My mother was furious that Western Indians usurped a perfectly fine Algonquin word for woman, ‘squaw’, insisting in their ignorance it meant ‘whore’. She felt it was akin to Serbians banning some French word out of misplaces spite.
As a sort of ‘insider’, I felt the same resentment against the nauseating NCAA decision you. You make the same point about the Irish as I did about the Celtics, Vikings, and Canucks. Grrr.
BTW, the paragraph starting “The Illini were original inhabitants of modern-day Illinois, Indiana…” would be more accurate if ‘original’ were changed to ‘originally’. The original inhabitants of the Indiana territory were prehistoric mounds-building Indians.
The Nittany Turkey says
As I re-read my post, I came to the same conclusion about “original”. Obviously, early humankind was migratory and transient. Stronger tribes pushed out weaker tribes and then came the white man, who made it a sin.

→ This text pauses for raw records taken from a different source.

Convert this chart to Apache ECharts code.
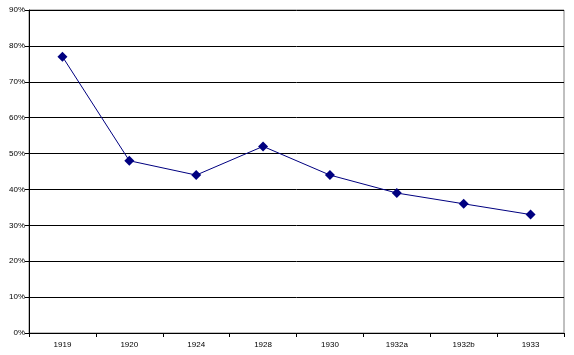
<!DOCTYPE html>
<html><head><meta charset="utf-8">
<script src="https://cdn.jsdelivr.net/npm/echarts@6/dist/echarts.min.js"></script>
<style>html,body{margin:0;padding:0;background:#fff}#c{width:574px;height:355px}</style>
</head><body><div id="c"></div>
<script>
const categories = ['1919','1920','1924','1928','1930','1932a','1932b','1933'];
const values = [77, 48, 44, 52, 44, 39, 36, 33];
const yTicks = [0,10,20,30,40,50,60,70,80,90];

const chart = echarts.init(document.getElementById('c'));
chart.setOption({
  animation: false,
  backgroundColor: '#fff',
  grid: {left: 29, right: 10, top: 10, bottom: 22, show: true, borderColor: '#808080', borderWidth: 1},
  xAxis: {
    type: 'category', data: categories, boundaryGap: true,
    axisLine: {lineStyle: {color: '#000', width: 1}},
    axisTick: {show: true, length: 4, lineStyle: {color: '#000'}},
    axisLabel: {color: '#000', fontFamily: 'Liberation Sans, Arial', fontSize: 8, margin: 8}
  },
  yAxis: {
    type: 'value', min: 0, max: 90, interval: 10,
    axisLine: {show: true, lineStyle: {color: '#000'}},
    axisTick: {show: true, length: 4, lineStyle: {color: '#000'}},
    axisLabel: {color: '#000', fontFamily: 'Liberation Sans, Arial', fontSize: 8, margin: 4, formatter: v => v + '%'},
    splitLine: {show: true, lineStyle: {color: '#000', width: 1}}
  },
  series: [{
    type: 'line', data: values,
    symbol: 'diamond', symbolSize: 10,
    itemStyle: {color: '#000080'},
    lineStyle: {color: '#000080', width: 1}
  }]
});
</script></body></html>
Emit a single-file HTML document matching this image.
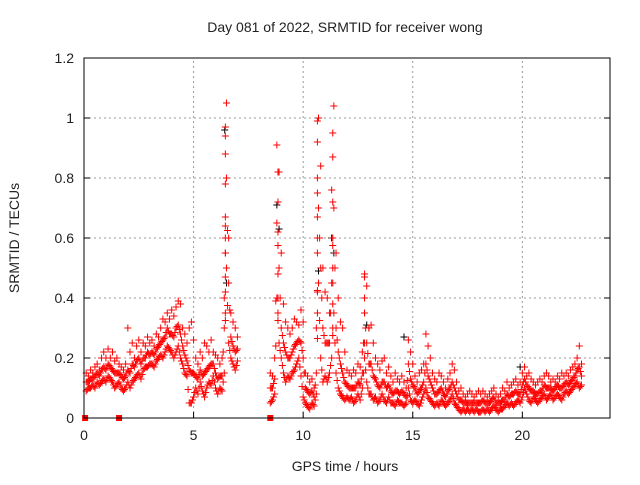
<!DOCTYPE html>
<html><head><meta charset="utf-8"><style>
body{margin:0;background:#fff}
svg text{font-family:"Liberation Sans",sans-serif;font-size:14px;fill:#222}
</style></head><body>
<svg id="chart" width="640" height="480" viewBox="0 0 640 480" xmlns="http://www.w3.org/2000/svg">
<text x="345" y="32" text-anchor="middle">Day 081 of 2022, SRMTID for receiver wong</text>
<text x="345" y="471" text-anchor="middle">GPS time / hours</text>
<text transform="translate(19,238) rotate(-90)" text-anchor="middle">SRMTID / TECUs</text>
<g id="grid"></g><g id="marks"></g>
<rect x="84" y="58" width="526" height="360" fill="none" stroke="#000" stroke-width="1"/>
<g id="ticks"></g>
</svg>
<script>
const xTicks=[0,5,10,15,20];
const yTicks=[0,0.2,0.4,0.6,0.8,1,1.2];
const yTickLabels=["0","0.2","0.4","0.6","0.8","1","1.2"];
const bandStart=0.1, bandStep=0.1;
const bandHigh=[.15,.14,.16,.15,.17,.18,.16,.2,.22,.2,
.23,.2,.22,.19,.2,.18,.17,.16,.18,.3,
.22,.25,.2,.24,.26,.22,.25,.24,.27,.25,
.26,.24,.28,.27,.3,.33,.32,.35,.33,.36,
.34,.37,.39,.38,.3,.28,.25,.3,.32,.26,
.2,.18,.22,.2,.25,.24,.22,.26,.22,.21,
.2,.18,.2,.4,1.05,.6,.35,.32,.3,.27,
null,null,null,null,null,null,null,null,null,null,
null,null,null,null,.15,.14,.2,.91,.82,.55,
.38,.32,.3,.28,.3,.33,.32,.31,.36,.32,
.15,.14,.12,.13,.1,.3,1.0,.84,.5,.42,
.4,.35,.76,1.04,.55,.4,.32,.3,.22,.16,
.15,.14,.16,.15,.18,.17,.22,.48,.44,.3,
.31,.25,.2,.18,.16,.19,.2,.15,.17,.14,
.12,.15,.13,.12,.14,.12,.1,.26,.22,.18,
.14,.12,.15,.16,.18,.28,.24,.2,.15,.13,
.12,.15,.14,.12,.1,.13,.15,.18,.16,.12,
.09,.1,.08,.07,.08,.09,.08,.07,.08,.09,
.08,.09,.08,.07,.08,.09,.1,.08,.07,.08,
.1,.09,.12,.1,.11,.12,.13,.11,.12,.15,
.17,.14,.15,.13,.12,.11,.12,.13,.12,.14,
.15,.14,.12,.13,.12,.14,.13,.15,.14,.15,
.14,.16,.17,.18,.2,.24,.18];
const bandLow=[.09,.1,.1,.11,.1,.12,.11,.12,.13,.12,
.14,.13,.12,.1,.11,.12,.1,.09,.1,.12,
.1,.12,.13,.14,.15,.13,.16,.17,.17,.18,
.18,.17,.19,.2,.21,.2,.22,.24,.23,.22,
.2,.22,.24,.2,.18,.15,.14,.05,.05,.07,
.1,.08,.12,.09,.07,.1,.12,.11,.14,.1,
.08,.1,.09,.15,.5,.25,.2,.18,.16,.19,
null,null,null,null,null,null,null,null,null,null,
null,null,null,null,.05,.06,.08,.4,.25,.2,
.15,.12,.14,.13,.15,.16,.18,.2,.14,.07,
.05,.04,.03,.05,.04,.08,.45,.2,.12,.14,
.12,.15,.2,.35,.15,.1,.08,.07,.06,.07,
.06,.07,.05,.06,.08,.06,.1,.2,.12,.08,
.08,.06,.07,.05,.06,.08,.06,.05,.07,.05,
.05,.04,.06,.05,.05,.04,.05,.1,.06,.05,
.06,.05,.04,.06,.08,.1,.07,.06,.05,.04,
.05,.04,.06,.05,.04,.05,.06,.08,.05,.04,
.03,.02,.03,.02,.03,.02,.03,.02,.03,.02,
.02,.03,.02,.03,.02,.03,.04,.03,.02,.03,
.03,.04,.05,.04,.05,.04,.05,.06,.05,.07,
.1,.08,.06,.05,.07,.06,.05,.06,.07,.08,
.06,.07,.08,.06,.07,.08,.07,.06,.08,.09,
.08,.09,.1,.11,.12,.1,.11];
const bandMid=[.12,.12,.13,.13,.14,.15,.14,.16,.17,.16,
.18,.17,.16,.15,.15,.15,.14,.13,.14,.16,
.15,.18,.17,.19,.2,.18,.2,.2,.22,.21,
.22,.21,.23,.24,.25,.26,.27,.3,.28,.28,
.27,.3,.31,.28,.24,.21,.19,.16,.15,.15,
.14,.13,.16,.14,.15,.16,.17,.18,.18,.15,
.13,.14,.14,.3,.8,.45,.27,.24,.22,.23,
null,null,null,null,null,null,null,null,null,null,
null,null,null,null,.1,.1,.13,.65,.5,.3,
.25,.22,.2,.2,.22,.24,.25,.26,.25,.2,
.1,.09,.08,.09,.07,.15,.7,.5,.3,.25,
.25,.25,.45,.7,.3,.22,.18,.15,.12,.11,
.1,.1,.1,.1,.12,.11,.15,.35,.25,.18,
.18,.14,.13,.11,.1,.12,.12,.1,.11,.09,
.08,.09,.09,.08,.09,.08,.07,.18,.13,.11,
.1,.08,.09,.1,.12,.18,.14,.12,.1,.08,
.08,.09,.1,.08,.07,.09,.1,.12,.1,.08,
.06,.06,.05,.05,.05,.05,.05,.05,.05,.05,
.05,.06,.05,.05,.05,.06,.07,.05,.05,.05,
.06,.06,.08,.07,.08,.08,.09,.08,.08,.11,
.13,.11,.1,.09,.09,.08,.08,.09,.09,.11,
.1,.1,.1,.09,.1,.11,.1,.1,.11,.12,
.11,.12,.13,.14,.16,.17,.14];
const spikeTimes=[6.45,6.45,6.45,6.45,6.45,6.45,6.45,6.45,6.45,6.45,6.45,8.85,8.85,8.85,8.85,8.85,8.85,10.65,10.65,10.65,10.65,10.65,10.65,10.65,10.65,10.65,11.35,11.35,11.35,11.35,11.35,11.35,11.35,11.35,12.8,12.8,12.8,12.8];
const spikeValues=[.97,.94,.88,.78,.67,.64,.6,.55,.47,.42,.35,.82,.72,.62,.48,.4,.35,.99,.92,.8,.75,.67,.6,.55,.42,.35,.95,.87,.72,.6,.5,.45,.38,.3,.47,.4,.35,.25];
const blackTimes=[6.42,6.5,8.8,8.9,10.7,11.3,11.4,12.9,14.6,19.9,13.0];
const blackValues=[.96,.45,.71,.63,.49,.6,.55,.31,.27,.17,.3];
const zeroTimes=[0.05,1.6,8.5];
const zeroValues=[0,0,0];

const X0=84,X1=610,Y0=418,Y1=58;
const xs=t=>X0+t*(X1-X0)/24;
const ys=v=>Y0-v*(Y0-Y1)/1.2;
const NS="http://www.w3.org/2000/svg";
const grid=document.getElementById('grid'),ticks=document.getElementById('ticks'),marks=document.getElementById('marks');
function mk(tag,attrs,parent){const e=document.createElementNS(NS,tag);for(const k in attrs)e.setAttribute(k,attrs[k]);parent.appendChild(e);return e;}
xTicks.forEach(t=>{
  const x=xs(t);
  if(t>0){const g=mk('line',{x1:x,x2:x,y1:Y0,y2:Y1,stroke:'#999','stroke-dasharray':'2,3'},grid);
  
  }
  const tk=mk('line',{x1:x,x2:x,y1:Y0,y2:Y0-6,stroke:'#000'},ticks);
  
  
  const tx=mk('text',{x:x,y:Y0+22,'text-anchor':'middle'},ticks);tx.textContent=t;
  
  
});
yTicks.forEach((v,i)=>{
  const y=ys(v);
  if(v>0&&v<1.2){const g=mk('line',{x1:X0,x2:X1,y1:y,y2:y,stroke:'#999','stroke-dasharray':'2,3'},grid);
  
  }
  const tk=mk('line',{x1:X0,x2:X0+6,y1:y,y2:y,stroke:'#000'},ticks);
  
  
  const tk2=mk('line',{x1:X1,x2:X1-6,y1:y,y2:y,stroke:'#000'},ticks);
  
  
  const tx=mk('text',{x:X0-10,y:y+5,'text-anchor':'end'},ticks);tx.textContent=yTickLabels[i];
  
  
});
function cross(t,v,col){
  const x=xs(t),y=ys(v);
  const p=mk('path',{d:`M${x-3.5},${y}H${x+3.5}M${x},${y-3.5}V${y+3.5}`,stroke:col,'stroke-width':1,fill:'none'},marks);
  
  
}
blackTimes.forEach((t,i)=>cross(t,blackValues[i],'#000'));
[bandLow,bandMid,bandHigh].forEach(arr=>arr.forEach((v,i)=>{if(v!==null)cross(bandStart+i*bandStep,v,'#f00');}));
[bandLow,bandMid].forEach(arr=>arr.forEach((v,i)=>{if(v!==null&&arr[i+1]!=null&&arr[i+1]!==undefined)cross(bandStart+(i+0.5)*bandStep,(v+arr[i+1])/2,'#f00');}));
spikeTimes.forEach((t,i)=>cross(t,spikeValues[i],'#f00'));
zeroTimes.forEach((t,i)=>{
  const r=mk('rect',{x:xs(t)-3,y:ys(zeroValues[i])-3,width:6,height:6,fill:'#f00'},marks);
  
  
});
</script>
</body></html>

Up in Canada, they use the term “Natives”. I suppose our political correctness police must have thought that simpler terminology would conjure up mental images of Jungle Jim or something. “Bwana Jim, the Natives are restless.”
Stanford University might have been the first to dump its tribal moniker. The Stanford Indians became the Stanford Cardinals in 1972. In 1981, they changed the name to the singular “Cardinal”, as they wanted us all to understand that they were referring to a color, not a bird. But I digress. Their mascot used to be an Indian in traditional regalia, but in this era of political correctness the Stanford mascot now looks like a walking Christmas tree with breasts.
When this silliness is eventually recognized for what it is, perhaps some colleges will re-adopt their original identities. It would be cool to see them show up with an updated mascot: a pit boss.